Werewolf: the Apocalypse is basically what you get when a furry masturbates to an episode of Captain Planet and suddenly has a great idea for an RPG.

Again, this got toned down somewhat in the later editions, but it was still the core premise of the game, and how nearly everyone plays the game. Well, unless you played it online. In that case, nearly everyone played it like a soap opera with uncomfortable 50 Shades-flavored c-sexing with the Kinfolk.

Games like Vampire and Mage usually give the ST a lot of wiggle-room about how to run things, but the entire setting of Werewolf kind of forces you into a single sort of mindset, because doing almost anything other than fighting in a doomed war pretty much makes you a traitor to your people and a failure in your role.



Zeus posted...
And, of course, I was a fuckload heavier on the eco-friendly hippie shit back then. What can I say, it was the 90s.
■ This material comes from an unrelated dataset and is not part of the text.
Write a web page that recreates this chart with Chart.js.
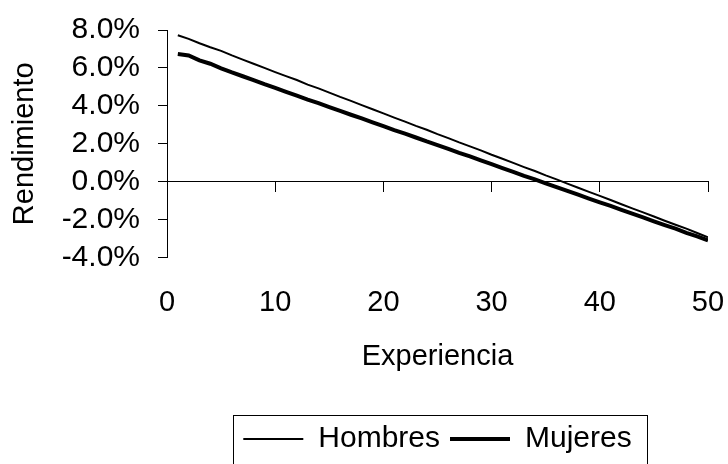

That might be part of why I was so down on it at the time. I was already old enough to be pissed off about that sort of ideology, but still young enough to not be the burned out and broken curmudgeon I am today.

Back then my cynicism burned pretty hot. Now it's more of a cold smolder.

Then-Me hated the game with a passion. Now-Me would probably just look at it, shrug, go "Bleh, SJW the Game - no thanks", and then move on and never give it a second thought.

Though the other reason Then-Me might have been more turned off by it was also because I knew way too many people who wanted to play it, mainly because they liked the idea of being able to turn into 12-foot tall killing machines and punching all their problems to death. Games like Vampire and Mage actually required thinking, and were less "murder everything" in scope.



Zeus posted...
(that'd be a novel -- yes, I was a masochist)

I never read the Werewolf novels, though I did buy the original Vampire and Mage anthologies (The Beast Within and Truth Until Paradox, respectively), and then later I got all of the Vampire Clan Novels (I also managed to track down and buy some of the Vampire comics when they came out with those, though they were a bit hard to find at the time).

Some of their books (especially the later ones) were well written. Others, not so much.